>> Begin GIVEN INFORMATION

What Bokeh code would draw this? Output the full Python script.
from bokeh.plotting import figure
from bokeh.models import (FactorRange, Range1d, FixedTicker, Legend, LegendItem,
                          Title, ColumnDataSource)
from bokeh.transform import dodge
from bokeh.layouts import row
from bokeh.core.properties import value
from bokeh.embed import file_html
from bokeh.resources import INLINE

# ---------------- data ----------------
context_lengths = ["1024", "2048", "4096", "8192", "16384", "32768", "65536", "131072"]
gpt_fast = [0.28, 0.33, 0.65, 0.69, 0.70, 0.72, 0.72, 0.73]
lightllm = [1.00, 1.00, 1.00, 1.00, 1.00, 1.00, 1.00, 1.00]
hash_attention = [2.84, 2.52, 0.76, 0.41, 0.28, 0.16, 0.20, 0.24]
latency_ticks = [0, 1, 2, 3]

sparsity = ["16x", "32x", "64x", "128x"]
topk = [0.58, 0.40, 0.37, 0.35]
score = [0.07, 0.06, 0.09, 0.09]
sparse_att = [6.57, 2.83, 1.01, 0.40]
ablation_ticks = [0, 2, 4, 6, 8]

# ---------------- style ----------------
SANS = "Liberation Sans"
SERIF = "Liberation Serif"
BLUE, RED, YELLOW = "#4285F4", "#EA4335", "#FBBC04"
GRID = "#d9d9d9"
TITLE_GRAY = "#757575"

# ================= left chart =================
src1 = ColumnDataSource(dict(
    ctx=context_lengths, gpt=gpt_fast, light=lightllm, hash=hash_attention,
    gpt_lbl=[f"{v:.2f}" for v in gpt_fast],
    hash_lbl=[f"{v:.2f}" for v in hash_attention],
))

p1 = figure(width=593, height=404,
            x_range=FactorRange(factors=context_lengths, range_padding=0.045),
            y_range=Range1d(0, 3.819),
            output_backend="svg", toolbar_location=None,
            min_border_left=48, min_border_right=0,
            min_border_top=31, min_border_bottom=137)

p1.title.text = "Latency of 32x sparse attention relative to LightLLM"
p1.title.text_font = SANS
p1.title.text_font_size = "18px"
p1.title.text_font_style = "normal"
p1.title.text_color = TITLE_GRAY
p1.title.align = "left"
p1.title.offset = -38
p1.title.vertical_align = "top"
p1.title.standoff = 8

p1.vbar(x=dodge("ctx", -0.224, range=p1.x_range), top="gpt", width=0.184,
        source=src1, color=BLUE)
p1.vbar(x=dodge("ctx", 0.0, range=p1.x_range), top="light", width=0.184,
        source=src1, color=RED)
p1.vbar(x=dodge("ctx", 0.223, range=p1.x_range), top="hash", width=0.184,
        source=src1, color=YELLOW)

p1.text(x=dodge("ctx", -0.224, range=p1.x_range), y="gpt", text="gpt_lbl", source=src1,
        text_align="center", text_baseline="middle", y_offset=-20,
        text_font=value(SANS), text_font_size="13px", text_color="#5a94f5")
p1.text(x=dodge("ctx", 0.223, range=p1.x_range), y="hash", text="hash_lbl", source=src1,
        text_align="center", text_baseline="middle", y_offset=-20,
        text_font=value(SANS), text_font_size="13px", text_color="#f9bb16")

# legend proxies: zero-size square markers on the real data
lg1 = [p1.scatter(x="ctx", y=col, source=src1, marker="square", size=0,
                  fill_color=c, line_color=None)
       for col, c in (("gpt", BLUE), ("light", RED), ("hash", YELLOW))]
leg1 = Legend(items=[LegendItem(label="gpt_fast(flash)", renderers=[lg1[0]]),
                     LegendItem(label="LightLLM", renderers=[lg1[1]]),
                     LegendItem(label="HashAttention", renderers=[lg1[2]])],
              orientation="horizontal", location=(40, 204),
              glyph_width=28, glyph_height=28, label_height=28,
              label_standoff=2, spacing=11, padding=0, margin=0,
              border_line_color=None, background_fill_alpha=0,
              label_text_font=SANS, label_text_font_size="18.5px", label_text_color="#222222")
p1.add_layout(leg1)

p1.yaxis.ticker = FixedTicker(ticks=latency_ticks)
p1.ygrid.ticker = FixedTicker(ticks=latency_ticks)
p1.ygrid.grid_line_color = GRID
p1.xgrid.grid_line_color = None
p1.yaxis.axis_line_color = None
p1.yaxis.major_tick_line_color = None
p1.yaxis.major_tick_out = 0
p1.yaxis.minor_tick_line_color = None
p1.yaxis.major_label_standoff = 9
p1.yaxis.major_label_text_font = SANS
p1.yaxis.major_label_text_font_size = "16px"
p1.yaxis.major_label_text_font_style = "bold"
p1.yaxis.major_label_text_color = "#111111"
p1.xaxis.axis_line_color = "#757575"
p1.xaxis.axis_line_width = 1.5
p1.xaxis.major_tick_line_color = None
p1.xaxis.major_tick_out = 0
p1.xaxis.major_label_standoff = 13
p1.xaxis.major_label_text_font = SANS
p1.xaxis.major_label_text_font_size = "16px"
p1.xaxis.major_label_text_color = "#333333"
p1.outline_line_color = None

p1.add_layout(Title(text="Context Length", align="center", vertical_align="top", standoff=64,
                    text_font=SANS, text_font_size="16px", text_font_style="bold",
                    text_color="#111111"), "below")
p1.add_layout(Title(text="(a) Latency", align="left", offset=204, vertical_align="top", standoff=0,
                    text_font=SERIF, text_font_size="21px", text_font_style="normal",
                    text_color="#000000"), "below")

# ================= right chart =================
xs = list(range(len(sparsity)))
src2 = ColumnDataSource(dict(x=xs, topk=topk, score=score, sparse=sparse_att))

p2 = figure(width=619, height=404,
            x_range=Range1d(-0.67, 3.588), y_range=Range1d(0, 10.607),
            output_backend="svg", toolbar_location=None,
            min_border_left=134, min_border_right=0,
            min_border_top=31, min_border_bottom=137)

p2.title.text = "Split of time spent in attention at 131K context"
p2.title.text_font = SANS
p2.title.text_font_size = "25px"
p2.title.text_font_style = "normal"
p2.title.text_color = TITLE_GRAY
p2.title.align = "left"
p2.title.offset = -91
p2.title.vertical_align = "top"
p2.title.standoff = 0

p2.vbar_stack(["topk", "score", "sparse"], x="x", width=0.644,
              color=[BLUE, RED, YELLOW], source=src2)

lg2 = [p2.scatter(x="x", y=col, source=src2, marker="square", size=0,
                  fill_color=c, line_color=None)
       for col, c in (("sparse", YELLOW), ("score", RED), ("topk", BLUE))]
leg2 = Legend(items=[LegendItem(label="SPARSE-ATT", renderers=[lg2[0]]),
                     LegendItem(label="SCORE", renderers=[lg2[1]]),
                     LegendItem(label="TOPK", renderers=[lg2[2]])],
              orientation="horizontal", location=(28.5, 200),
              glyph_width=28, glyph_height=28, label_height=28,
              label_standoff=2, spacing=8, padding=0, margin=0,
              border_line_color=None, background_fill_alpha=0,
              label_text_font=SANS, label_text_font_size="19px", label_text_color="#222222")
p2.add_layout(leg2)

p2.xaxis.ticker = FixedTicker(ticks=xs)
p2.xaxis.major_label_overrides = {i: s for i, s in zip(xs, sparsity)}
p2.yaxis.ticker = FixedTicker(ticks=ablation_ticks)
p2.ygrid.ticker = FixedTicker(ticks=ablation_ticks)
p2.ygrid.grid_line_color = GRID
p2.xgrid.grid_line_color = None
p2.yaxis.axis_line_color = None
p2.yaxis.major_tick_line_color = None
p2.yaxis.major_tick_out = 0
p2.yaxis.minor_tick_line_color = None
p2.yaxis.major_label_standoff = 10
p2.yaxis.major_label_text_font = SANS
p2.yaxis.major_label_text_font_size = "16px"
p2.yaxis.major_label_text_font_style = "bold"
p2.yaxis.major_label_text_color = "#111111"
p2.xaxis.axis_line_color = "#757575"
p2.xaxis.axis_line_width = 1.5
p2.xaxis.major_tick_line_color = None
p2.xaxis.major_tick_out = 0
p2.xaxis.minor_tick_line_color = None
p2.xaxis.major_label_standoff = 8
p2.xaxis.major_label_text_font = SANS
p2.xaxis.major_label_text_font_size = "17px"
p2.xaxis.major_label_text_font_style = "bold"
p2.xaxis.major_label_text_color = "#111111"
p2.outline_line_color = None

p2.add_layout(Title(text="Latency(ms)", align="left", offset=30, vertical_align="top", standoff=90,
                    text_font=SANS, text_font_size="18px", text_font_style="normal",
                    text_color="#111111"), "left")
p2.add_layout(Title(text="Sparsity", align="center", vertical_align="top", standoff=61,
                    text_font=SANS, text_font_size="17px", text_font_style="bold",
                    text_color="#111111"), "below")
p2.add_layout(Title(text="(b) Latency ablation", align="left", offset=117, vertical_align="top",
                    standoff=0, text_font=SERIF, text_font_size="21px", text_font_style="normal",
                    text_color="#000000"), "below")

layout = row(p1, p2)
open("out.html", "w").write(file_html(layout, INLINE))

>> End GIVEN INFORMATION
>> Begin GIVEN INFORMATION

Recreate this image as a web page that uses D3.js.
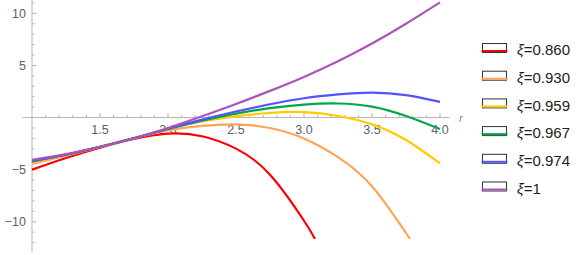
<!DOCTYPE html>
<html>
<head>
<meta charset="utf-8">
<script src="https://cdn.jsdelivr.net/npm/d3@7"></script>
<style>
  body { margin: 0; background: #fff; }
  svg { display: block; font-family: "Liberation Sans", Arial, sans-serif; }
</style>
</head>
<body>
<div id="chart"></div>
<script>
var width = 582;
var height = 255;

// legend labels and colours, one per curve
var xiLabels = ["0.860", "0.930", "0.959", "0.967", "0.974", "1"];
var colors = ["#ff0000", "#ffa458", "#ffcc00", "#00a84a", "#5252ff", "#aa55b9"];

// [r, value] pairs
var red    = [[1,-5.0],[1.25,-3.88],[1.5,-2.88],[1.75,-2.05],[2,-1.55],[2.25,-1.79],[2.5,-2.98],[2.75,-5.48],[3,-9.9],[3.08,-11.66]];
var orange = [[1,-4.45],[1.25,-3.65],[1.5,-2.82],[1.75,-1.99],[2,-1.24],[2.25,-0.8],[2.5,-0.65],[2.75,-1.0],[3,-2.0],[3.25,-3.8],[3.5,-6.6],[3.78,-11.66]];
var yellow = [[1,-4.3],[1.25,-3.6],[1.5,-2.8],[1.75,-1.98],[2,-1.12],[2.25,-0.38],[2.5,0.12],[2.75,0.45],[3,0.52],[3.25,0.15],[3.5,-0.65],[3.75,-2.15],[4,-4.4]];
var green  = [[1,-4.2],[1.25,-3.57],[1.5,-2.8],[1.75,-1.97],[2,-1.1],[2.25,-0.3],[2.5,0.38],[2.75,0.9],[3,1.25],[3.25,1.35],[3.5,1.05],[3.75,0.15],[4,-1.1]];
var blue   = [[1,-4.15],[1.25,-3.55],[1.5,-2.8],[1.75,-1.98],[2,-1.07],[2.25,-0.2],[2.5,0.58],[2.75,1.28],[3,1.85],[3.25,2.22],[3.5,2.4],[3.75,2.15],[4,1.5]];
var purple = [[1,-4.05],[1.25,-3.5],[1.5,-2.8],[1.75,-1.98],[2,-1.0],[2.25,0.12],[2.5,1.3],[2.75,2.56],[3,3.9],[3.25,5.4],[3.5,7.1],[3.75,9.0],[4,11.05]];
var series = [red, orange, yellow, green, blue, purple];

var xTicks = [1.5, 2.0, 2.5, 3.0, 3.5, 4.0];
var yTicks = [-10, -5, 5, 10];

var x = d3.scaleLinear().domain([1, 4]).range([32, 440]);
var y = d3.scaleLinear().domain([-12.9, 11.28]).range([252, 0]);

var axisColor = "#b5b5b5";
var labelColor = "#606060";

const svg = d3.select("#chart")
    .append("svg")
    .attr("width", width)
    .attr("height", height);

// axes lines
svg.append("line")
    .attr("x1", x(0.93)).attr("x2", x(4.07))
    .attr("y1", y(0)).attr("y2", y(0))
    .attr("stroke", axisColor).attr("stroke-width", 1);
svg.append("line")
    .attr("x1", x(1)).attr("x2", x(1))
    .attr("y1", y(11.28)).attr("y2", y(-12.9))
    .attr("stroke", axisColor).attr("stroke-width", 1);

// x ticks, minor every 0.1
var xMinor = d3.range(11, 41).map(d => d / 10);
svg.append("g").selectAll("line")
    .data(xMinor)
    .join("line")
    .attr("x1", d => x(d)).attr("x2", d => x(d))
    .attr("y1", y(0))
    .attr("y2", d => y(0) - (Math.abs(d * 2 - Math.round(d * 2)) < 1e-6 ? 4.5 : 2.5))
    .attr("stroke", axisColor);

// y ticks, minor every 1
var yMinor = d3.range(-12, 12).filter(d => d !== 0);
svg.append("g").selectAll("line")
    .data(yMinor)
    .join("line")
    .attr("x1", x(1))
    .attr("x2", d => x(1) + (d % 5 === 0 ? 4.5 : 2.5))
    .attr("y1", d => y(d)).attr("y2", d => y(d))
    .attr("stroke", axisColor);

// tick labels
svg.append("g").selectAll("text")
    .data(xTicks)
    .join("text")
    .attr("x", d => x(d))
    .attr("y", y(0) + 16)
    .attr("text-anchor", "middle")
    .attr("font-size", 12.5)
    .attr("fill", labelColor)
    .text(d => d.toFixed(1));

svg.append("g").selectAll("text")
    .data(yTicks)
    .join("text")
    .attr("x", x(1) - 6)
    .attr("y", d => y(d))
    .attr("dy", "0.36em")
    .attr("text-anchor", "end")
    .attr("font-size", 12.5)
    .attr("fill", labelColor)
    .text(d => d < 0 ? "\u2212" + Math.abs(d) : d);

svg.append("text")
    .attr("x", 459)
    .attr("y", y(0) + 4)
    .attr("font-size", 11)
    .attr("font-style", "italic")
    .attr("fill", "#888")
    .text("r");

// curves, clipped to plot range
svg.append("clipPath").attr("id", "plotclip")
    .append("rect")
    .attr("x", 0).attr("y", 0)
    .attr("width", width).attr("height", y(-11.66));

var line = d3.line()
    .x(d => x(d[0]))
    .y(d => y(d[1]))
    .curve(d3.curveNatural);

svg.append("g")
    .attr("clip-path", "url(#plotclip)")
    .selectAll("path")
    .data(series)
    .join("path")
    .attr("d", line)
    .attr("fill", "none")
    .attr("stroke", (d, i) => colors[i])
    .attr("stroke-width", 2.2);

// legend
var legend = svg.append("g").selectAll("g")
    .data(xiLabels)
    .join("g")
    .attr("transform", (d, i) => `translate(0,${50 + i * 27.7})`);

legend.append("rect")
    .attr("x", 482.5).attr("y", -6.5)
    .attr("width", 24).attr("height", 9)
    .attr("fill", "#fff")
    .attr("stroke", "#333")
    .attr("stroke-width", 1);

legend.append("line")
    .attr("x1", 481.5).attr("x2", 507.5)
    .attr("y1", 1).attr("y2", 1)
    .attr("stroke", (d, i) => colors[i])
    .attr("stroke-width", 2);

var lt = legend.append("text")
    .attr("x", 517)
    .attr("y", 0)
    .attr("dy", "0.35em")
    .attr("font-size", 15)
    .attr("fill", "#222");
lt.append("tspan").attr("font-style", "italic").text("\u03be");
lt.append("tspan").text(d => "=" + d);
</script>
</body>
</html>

>> End GIVEN INFORMATION

Only the lines from the one with "What Bokeh code" up to the one with "p1.title.standoff = 8" should be repeated, both included, exactly as they appear.

◆ **ANSWER TO THIS TASK**
What Bokeh code would draw this? Output the full Python script.
from bokeh.plotting import figure
from bokeh.models import (FactorRange, Range1d, FixedTicker, Legend, LegendItem,
                          Title, ColumnDataSource)
from bokeh.transform import dodge
from bokeh.layouts import row
from bokeh.core.properties import value
from bokeh.embed import file_html
from bokeh.resources import INLINE

# ---------------- data ----------------
context_lengths = ["1024", "2048", "4096", "8192", "16384", "32768", "65536", "131072"]
gpt_fast = [0.28, 0.33, 0.65, 0.69, 0.70, 0.72, 0.72, 0.73]
lightllm = [1.00, 1.00, 1.00, 1.00, 1.00, 1.00, 1.00, 1.00]
hash_attention = [2.84, 2.52, 0.76, 0.41, 0.28, 0.16, 0.20, 0.24]
latency_ticks = [0, 1, 2, 3]

sparsity = ["16x", "32x", "64x", "128x"]
topk = [0.58, 0.40, 0.37, 0.35]
score = [0.07, 0.06, 0.09, 0.09]
sparse_att = [6.57, 2.83, 1.01, 0.40]
ablation_ticks = [0, 2, 4, 6, 8]

# ---------------- style ----------------
SANS = "Liberation Sans"
SERIF = "Liberation Serif"
BLUE, RED, YELLOW = "#4285F4", "#EA4335", "#FBBC04"
GRID = "#d9d9d9"
TITLE_GRAY = "#757575"

# ================= left chart =================
src1 = ColumnDataSource(dict(
    ctx=context_lengths, gpt=gpt_fast, light=lightllm, hash=hash_attention,
    gpt_lbl=[f"{v:.2f}" for v in gpt_fast],
    hash_lbl=[f"{v:.2f}" for v in hash_attention],
))

p1 = figure(width=593, height=404,
            x_range=FactorRange(factors=context_lengths, range_padding=0.045),
            y_range=Range1d(0, 3.819),
            output_backend="svg", toolbar_location=None,
            min_border_left=48, min_border_right=0,
            min_border_top=31, min_border_bottom=137)

p1.title.text = "Latency of 32x sparse attention relative to LightLLM"
p1.title.text_font = SANS
p1.title.text_font_size = "18px"
p1.title.text_font_style = "normal"
p1.title.text_color = TITLE_GRAY
p1.title.align = "left"
p1.title.offset = -38
p1.title.vertical_align = "top"
p1.title.standoff = 8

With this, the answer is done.